— Begin Data —
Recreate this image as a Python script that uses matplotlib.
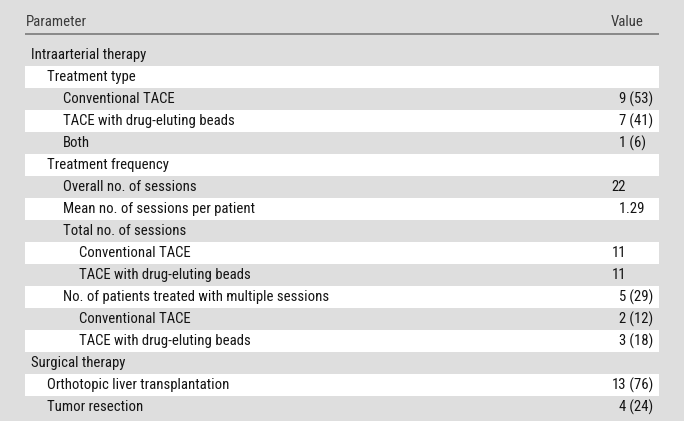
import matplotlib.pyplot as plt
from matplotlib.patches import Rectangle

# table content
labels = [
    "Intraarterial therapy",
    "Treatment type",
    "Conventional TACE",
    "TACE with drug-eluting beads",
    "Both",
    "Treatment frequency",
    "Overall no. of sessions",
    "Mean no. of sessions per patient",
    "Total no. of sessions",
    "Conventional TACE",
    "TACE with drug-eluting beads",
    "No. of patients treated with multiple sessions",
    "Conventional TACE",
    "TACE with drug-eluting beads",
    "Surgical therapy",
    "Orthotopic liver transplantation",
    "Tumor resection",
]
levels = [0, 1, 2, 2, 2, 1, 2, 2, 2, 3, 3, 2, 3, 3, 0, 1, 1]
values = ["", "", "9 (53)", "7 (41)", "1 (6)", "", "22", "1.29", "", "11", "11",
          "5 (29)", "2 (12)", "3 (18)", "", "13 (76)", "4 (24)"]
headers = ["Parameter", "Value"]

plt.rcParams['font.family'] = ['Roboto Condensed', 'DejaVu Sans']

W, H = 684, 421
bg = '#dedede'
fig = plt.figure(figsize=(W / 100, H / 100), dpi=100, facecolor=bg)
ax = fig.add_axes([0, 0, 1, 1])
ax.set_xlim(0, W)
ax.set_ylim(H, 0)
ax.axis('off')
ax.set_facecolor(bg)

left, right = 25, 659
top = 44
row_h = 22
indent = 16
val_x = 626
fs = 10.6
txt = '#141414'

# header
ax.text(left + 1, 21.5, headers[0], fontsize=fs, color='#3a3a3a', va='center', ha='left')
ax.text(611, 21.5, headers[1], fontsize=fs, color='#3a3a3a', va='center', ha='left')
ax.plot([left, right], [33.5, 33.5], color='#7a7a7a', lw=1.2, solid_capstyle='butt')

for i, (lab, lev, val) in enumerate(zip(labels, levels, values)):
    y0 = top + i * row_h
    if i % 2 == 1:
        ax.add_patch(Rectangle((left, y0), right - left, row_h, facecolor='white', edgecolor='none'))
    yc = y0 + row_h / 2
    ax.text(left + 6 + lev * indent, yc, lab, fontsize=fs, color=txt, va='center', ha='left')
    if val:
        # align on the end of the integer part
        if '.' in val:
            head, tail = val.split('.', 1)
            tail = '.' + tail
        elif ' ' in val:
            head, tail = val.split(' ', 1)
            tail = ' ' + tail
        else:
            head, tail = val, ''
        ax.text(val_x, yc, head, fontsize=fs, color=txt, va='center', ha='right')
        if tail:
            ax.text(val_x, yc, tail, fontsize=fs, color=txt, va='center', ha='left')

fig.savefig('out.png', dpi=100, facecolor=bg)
— End Data —
● Stated goal
Copy each line that holds the word "matplotlib".

● Finished exercise
Recreate this image as a Python script that uses matplotlib.
import matplotlib.pyplot as plt
from matplotlib.patches import Rectangle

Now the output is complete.